◆ What the task requires: Below is a listing; print exactly its lines from the one containing "What matplotlib code" down to the one containing "bin_centers = np.arange(31, 280, 2)", both inclusive, with every picture left out.

───── Source records

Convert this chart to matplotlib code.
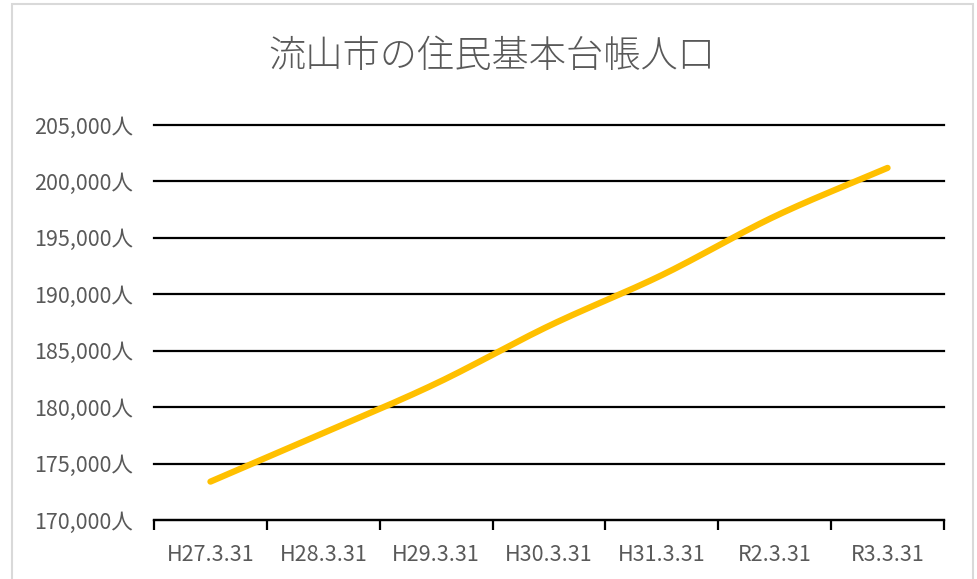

──────────
───── Source records

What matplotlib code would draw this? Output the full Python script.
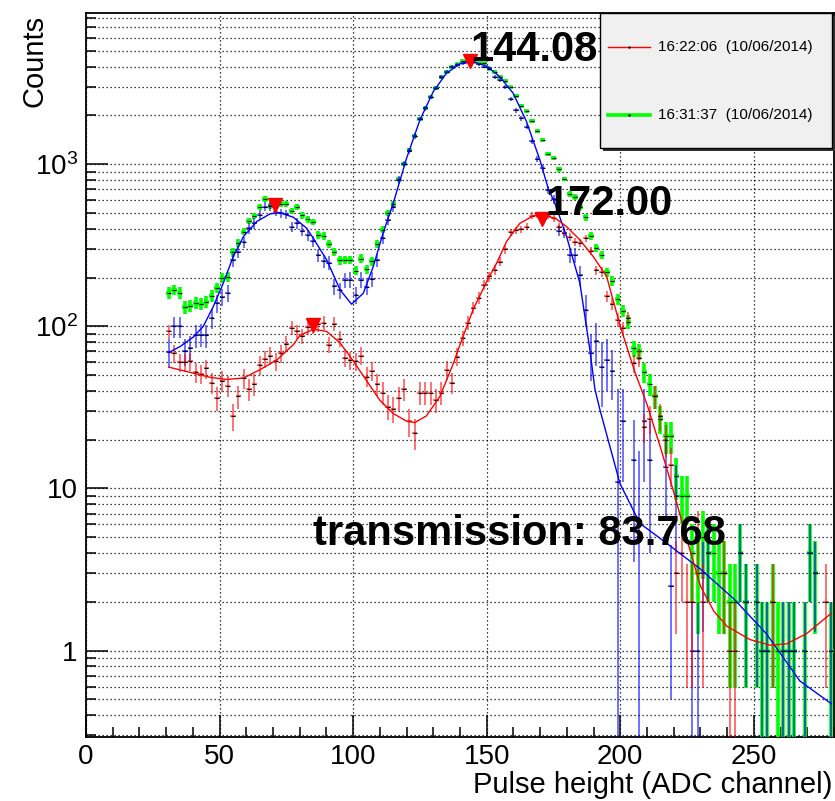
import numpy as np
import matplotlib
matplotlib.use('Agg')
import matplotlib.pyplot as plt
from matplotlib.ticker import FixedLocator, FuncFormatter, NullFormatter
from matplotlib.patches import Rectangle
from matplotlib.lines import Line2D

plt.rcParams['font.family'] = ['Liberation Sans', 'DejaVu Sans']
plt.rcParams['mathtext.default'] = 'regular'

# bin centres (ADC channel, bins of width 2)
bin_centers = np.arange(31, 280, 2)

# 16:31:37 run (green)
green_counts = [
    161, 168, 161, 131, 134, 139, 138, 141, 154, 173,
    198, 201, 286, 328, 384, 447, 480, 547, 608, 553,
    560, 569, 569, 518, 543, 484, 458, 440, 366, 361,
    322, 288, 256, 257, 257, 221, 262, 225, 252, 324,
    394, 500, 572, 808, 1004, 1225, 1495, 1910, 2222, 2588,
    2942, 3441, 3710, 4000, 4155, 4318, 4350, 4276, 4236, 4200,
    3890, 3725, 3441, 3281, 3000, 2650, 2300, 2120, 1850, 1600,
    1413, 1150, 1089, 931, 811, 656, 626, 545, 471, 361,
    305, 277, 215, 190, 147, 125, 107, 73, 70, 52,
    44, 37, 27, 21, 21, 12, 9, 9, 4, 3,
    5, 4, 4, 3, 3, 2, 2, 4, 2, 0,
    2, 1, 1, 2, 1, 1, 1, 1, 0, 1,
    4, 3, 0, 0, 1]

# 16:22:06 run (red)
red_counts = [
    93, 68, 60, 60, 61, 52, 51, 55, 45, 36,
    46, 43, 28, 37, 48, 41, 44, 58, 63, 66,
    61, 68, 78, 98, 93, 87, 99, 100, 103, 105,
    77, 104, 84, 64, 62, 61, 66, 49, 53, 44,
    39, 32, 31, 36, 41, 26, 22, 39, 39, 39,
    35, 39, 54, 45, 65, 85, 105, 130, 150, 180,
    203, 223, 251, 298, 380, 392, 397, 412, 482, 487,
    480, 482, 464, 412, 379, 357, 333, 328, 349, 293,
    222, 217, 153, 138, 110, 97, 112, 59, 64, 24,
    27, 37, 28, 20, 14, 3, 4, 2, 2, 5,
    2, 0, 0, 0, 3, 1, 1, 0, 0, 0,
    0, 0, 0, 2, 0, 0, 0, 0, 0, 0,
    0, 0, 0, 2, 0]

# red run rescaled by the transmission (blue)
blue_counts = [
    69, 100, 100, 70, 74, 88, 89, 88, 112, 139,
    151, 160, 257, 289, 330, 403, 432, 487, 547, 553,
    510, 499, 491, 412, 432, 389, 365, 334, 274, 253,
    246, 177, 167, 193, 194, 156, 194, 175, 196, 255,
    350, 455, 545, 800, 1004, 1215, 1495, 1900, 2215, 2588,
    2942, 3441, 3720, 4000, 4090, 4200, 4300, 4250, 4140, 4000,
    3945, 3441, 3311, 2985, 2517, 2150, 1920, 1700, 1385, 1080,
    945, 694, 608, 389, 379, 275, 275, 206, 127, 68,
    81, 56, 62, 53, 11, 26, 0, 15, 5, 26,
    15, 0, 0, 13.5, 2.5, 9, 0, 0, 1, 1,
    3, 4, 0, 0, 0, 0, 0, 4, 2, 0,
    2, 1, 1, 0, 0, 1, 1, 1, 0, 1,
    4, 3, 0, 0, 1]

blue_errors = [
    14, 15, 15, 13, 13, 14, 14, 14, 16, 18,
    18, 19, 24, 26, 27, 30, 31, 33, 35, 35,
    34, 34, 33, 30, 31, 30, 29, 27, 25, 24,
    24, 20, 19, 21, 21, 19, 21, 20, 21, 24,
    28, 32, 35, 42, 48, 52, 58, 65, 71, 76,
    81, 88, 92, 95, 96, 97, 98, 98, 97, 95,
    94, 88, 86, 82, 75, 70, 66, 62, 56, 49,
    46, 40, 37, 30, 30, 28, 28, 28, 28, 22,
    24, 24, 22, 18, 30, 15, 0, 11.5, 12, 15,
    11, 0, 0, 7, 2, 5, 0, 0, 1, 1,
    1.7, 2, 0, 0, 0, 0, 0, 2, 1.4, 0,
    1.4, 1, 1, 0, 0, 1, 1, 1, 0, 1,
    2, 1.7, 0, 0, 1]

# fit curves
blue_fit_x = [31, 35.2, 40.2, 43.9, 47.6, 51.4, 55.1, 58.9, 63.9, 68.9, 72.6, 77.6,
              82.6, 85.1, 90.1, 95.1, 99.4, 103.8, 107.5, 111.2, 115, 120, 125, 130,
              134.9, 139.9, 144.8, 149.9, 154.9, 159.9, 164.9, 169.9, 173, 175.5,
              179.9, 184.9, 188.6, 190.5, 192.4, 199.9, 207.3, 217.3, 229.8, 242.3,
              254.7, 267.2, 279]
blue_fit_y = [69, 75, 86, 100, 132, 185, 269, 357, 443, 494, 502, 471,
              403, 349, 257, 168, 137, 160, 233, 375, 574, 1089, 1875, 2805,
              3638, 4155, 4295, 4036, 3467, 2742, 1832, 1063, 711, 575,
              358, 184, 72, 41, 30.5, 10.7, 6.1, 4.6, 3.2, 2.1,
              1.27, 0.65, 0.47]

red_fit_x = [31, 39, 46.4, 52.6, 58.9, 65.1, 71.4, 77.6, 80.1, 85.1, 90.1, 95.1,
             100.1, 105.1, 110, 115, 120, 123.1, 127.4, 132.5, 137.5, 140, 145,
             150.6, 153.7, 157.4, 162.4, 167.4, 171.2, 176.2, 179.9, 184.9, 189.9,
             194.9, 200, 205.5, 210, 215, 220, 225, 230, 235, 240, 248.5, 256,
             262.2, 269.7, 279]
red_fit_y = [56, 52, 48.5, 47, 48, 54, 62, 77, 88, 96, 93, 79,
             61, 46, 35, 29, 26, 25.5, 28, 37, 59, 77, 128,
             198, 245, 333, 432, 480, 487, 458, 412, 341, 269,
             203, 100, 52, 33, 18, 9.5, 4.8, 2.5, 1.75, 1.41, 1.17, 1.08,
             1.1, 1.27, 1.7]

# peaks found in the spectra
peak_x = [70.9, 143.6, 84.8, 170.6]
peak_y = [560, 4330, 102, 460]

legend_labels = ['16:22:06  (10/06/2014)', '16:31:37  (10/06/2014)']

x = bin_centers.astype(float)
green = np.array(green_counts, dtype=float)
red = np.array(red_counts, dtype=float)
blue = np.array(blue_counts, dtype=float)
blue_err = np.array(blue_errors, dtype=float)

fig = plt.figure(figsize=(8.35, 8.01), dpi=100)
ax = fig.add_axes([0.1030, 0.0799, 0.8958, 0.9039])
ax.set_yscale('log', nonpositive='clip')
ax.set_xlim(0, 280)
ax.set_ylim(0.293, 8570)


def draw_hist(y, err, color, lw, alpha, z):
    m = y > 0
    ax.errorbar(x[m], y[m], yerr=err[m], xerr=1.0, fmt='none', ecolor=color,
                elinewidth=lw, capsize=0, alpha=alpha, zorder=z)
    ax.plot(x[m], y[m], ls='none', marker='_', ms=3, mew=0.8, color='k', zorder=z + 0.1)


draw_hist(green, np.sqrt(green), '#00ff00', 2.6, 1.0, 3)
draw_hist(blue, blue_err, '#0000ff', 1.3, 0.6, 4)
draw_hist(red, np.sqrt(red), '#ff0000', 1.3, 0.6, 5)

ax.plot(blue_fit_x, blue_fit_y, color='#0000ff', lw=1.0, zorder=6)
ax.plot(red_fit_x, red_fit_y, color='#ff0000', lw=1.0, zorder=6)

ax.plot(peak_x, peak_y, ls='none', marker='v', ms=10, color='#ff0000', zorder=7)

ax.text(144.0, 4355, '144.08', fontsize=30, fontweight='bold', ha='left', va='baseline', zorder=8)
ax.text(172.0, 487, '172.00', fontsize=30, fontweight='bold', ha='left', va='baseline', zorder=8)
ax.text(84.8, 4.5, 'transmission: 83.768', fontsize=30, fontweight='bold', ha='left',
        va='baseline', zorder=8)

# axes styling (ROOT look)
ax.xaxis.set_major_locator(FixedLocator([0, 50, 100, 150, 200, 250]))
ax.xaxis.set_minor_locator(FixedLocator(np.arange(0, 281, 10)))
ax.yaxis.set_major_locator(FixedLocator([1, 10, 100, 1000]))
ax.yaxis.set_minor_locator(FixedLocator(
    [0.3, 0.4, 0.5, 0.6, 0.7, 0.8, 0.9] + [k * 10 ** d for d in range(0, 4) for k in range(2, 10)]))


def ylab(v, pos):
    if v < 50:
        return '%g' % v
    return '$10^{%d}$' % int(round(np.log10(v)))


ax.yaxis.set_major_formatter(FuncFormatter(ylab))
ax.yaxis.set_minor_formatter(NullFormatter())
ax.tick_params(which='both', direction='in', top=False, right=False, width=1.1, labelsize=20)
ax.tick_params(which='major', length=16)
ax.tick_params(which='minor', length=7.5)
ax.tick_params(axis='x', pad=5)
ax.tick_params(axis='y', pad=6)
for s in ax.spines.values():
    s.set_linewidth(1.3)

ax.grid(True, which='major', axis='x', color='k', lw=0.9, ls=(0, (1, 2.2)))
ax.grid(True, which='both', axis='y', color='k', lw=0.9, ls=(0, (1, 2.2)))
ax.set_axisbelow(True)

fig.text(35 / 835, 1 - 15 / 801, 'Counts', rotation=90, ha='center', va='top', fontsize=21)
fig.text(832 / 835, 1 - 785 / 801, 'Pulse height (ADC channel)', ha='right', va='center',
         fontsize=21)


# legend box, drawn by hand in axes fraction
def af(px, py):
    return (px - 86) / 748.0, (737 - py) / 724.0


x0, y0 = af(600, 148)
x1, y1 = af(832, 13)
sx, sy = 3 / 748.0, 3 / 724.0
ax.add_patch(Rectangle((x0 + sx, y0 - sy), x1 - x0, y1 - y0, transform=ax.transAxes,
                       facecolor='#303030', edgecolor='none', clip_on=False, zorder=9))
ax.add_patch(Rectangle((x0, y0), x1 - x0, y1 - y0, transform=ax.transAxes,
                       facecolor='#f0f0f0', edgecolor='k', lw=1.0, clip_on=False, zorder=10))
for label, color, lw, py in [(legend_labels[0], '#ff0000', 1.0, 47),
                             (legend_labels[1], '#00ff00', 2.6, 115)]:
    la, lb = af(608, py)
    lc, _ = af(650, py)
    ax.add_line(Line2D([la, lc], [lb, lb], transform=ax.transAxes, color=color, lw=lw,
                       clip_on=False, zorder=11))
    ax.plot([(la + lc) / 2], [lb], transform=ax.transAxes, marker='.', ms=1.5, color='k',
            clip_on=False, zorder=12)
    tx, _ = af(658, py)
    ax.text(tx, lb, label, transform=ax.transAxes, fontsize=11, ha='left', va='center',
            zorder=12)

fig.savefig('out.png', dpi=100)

──────────

◆ Exercise result:
What matplotlib code would draw this? Output the full Python script.
import numpy as np
import matplotlib
matplotlib.use('Agg')
import matplotlib.pyplot as plt
from matplotlib.ticker import FixedLocator, FuncFormatter, NullFormatter
from matplotlib.patches import Rectangle
from matplotlib.lines import Line2D

plt.rcParams['font.family'] = ['Liberation Sans', 'DejaVu Sans']
plt.rcParams['mathtext.default'] = 'regular'

# bin centres (ADC channel, bins of width 2)
bin_centers = np.arange(31, 280, 2)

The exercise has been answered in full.